WRITTEN TASK — Exactly reproduce the lines of the listing below from the one containing "Reproduce this chart with Apache ECharts." through the one containing "const grids = [], xAxes". Skip the images.

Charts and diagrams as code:
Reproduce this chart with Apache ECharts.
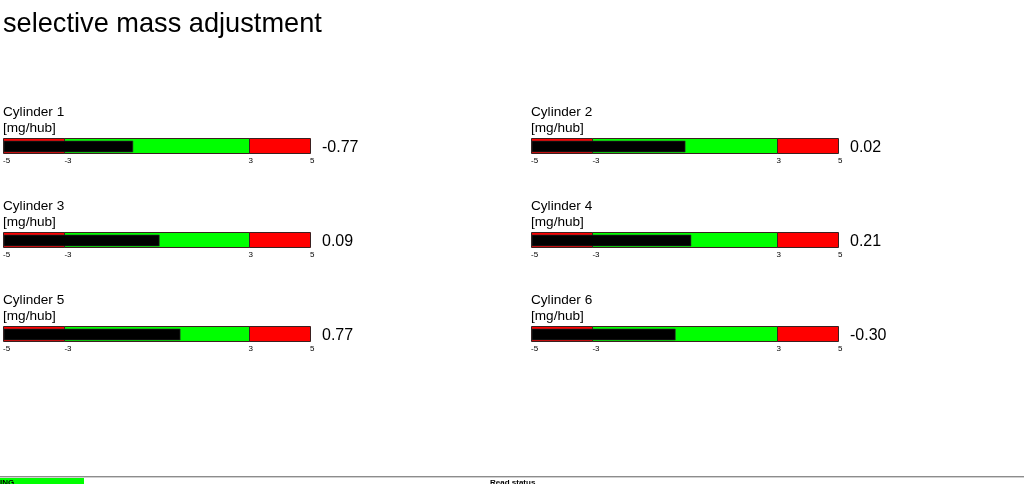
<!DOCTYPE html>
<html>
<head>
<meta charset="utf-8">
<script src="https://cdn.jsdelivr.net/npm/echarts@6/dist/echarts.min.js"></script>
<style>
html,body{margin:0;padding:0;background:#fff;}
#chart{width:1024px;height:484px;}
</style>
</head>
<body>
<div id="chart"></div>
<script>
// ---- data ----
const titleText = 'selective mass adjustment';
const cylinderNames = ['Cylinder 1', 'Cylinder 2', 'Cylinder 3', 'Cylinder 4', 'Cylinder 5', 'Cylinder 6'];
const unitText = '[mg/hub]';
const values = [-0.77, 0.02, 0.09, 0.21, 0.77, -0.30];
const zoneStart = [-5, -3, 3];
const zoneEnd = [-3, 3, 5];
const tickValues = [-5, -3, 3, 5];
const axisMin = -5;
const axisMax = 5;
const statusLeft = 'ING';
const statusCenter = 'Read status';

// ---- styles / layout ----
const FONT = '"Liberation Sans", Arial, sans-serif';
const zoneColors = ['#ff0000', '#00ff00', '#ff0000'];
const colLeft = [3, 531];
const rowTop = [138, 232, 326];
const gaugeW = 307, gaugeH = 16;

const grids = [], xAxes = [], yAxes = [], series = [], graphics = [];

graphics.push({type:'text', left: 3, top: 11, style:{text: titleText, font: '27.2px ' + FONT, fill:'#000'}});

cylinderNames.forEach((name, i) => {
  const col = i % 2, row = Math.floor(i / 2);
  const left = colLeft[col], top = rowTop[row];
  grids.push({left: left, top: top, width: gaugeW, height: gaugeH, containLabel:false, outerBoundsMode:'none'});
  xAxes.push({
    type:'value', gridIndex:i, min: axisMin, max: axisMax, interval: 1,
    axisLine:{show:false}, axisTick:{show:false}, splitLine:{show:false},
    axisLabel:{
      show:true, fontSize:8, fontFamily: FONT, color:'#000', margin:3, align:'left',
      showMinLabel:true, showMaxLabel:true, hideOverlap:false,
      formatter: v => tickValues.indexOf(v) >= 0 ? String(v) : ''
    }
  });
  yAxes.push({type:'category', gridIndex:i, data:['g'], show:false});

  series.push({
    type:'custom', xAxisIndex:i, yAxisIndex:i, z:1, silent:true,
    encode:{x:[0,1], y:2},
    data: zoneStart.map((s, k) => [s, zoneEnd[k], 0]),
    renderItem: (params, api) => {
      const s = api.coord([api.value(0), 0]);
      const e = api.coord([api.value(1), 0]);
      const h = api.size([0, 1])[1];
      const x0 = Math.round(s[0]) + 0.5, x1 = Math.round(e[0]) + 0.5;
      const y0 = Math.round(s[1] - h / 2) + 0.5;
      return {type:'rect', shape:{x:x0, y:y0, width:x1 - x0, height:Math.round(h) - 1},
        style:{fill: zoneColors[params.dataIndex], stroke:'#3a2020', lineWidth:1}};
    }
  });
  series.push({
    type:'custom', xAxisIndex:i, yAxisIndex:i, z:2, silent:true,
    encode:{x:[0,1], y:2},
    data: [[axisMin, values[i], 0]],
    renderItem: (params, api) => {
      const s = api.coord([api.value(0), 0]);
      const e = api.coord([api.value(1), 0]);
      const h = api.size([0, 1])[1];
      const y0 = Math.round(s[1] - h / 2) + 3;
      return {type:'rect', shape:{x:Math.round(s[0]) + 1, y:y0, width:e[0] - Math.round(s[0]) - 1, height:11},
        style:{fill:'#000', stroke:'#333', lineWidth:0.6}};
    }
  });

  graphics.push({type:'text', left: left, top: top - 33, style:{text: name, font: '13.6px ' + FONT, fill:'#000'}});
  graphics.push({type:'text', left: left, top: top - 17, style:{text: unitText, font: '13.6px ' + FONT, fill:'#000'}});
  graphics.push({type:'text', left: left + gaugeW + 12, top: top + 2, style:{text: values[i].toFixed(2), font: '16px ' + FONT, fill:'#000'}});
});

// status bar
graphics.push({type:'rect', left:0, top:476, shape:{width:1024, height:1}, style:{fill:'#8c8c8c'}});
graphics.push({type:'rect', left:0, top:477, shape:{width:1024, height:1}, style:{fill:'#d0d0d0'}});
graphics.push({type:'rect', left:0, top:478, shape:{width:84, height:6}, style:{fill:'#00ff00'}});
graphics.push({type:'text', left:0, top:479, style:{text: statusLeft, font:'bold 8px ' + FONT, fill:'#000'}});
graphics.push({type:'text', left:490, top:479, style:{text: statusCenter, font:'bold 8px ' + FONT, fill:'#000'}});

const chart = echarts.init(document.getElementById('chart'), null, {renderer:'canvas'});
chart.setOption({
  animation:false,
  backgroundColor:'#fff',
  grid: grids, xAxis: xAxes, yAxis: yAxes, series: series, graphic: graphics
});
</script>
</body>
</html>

...

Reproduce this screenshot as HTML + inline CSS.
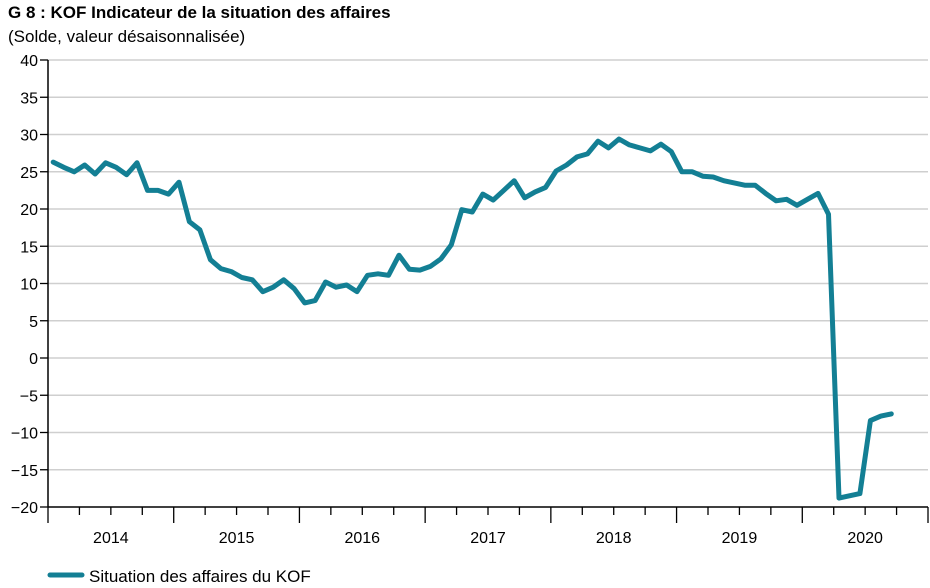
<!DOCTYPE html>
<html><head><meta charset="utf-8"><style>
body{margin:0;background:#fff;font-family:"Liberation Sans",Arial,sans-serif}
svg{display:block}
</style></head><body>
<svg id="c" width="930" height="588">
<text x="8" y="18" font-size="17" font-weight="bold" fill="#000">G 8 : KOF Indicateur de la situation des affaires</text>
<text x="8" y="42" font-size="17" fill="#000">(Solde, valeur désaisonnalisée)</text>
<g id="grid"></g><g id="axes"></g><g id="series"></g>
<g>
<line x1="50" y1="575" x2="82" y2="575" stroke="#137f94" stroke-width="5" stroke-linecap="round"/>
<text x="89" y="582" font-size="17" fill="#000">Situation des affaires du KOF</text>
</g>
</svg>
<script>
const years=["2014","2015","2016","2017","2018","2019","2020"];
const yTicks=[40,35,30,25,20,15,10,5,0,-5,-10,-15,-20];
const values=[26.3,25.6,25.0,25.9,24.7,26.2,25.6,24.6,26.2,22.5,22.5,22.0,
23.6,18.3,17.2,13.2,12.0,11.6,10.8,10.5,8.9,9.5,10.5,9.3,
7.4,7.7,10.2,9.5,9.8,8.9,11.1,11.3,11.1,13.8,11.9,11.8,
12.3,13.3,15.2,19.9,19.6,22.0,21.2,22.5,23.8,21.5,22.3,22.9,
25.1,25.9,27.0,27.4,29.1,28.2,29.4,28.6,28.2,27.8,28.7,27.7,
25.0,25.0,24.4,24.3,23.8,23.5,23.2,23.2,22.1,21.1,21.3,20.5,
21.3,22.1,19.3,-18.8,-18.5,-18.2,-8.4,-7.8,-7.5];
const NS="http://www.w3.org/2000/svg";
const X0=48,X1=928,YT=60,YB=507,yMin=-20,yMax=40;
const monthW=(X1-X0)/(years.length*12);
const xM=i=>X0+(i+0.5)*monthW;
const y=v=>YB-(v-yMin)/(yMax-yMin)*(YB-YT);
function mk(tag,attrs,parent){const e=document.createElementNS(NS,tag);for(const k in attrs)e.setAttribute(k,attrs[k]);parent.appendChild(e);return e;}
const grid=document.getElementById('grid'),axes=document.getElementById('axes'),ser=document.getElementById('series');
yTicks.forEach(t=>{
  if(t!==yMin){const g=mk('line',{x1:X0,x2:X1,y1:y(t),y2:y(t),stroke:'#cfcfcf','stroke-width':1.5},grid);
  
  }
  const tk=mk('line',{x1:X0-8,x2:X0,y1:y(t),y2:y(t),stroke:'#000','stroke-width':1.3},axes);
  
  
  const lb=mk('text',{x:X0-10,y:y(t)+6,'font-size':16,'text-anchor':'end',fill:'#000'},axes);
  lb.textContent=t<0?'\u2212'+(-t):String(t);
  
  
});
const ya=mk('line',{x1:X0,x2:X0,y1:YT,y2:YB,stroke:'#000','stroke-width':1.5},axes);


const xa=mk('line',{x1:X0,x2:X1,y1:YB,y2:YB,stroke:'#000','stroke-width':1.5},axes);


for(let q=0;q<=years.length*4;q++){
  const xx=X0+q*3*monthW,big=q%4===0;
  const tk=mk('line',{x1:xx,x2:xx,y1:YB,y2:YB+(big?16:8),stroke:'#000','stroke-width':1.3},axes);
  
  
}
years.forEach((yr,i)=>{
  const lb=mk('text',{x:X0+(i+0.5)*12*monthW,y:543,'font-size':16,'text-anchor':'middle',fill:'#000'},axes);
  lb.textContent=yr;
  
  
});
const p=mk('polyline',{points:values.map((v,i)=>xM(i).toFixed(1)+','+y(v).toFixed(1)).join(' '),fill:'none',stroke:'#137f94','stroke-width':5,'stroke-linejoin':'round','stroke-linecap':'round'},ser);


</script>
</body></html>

THE REPLY —
Reproduce this chart with Apache ECharts.
<!DOCTYPE html>
<html>
<head>
<meta charset="utf-8">
<script src="https://cdn.jsdelivr.net/npm/echarts@6/dist/echarts.min.js"></script>
<style>
html,body{margin:0;padding:0;background:#fff;}
#chart{width:1024px;height:484px;}
</style>
</head>
<body>
<div id="chart"></div>
<script>
// ---- data ----
const titleText = 'selective mass adjustment';
const cylinderNames = ['Cylinder 1', 'Cylinder 2', 'Cylinder 3', 'Cylinder 4', 'Cylinder 5', 'Cylinder 6'];
const unitText = '[mg/hub]';
const values = [-0.77, 0.02, 0.09, 0.21, 0.77, -0.30];
const zoneStart = [-5, -3, 3];
const zoneEnd = [-3, 3, 5];
const tickValues = [-5, -3, 3, 5];
const axisMin = -5;
const axisMax = 5;
const statusLeft = 'ING';
const statusCenter = 'Read status';

// ---- styles / layout ----
const FONT = '"Liberation Sans", Arial, sans-serif';
const zoneColors = ['#ff0000', '#00ff00', '#ff0000'];
const colLeft = [3, 531];
const rowTop = [138, 232, 326];
const gaugeW = 307, gaugeH = 16;

const grids = [], xAxes = [], yAxes = [], series = [], graphics = [];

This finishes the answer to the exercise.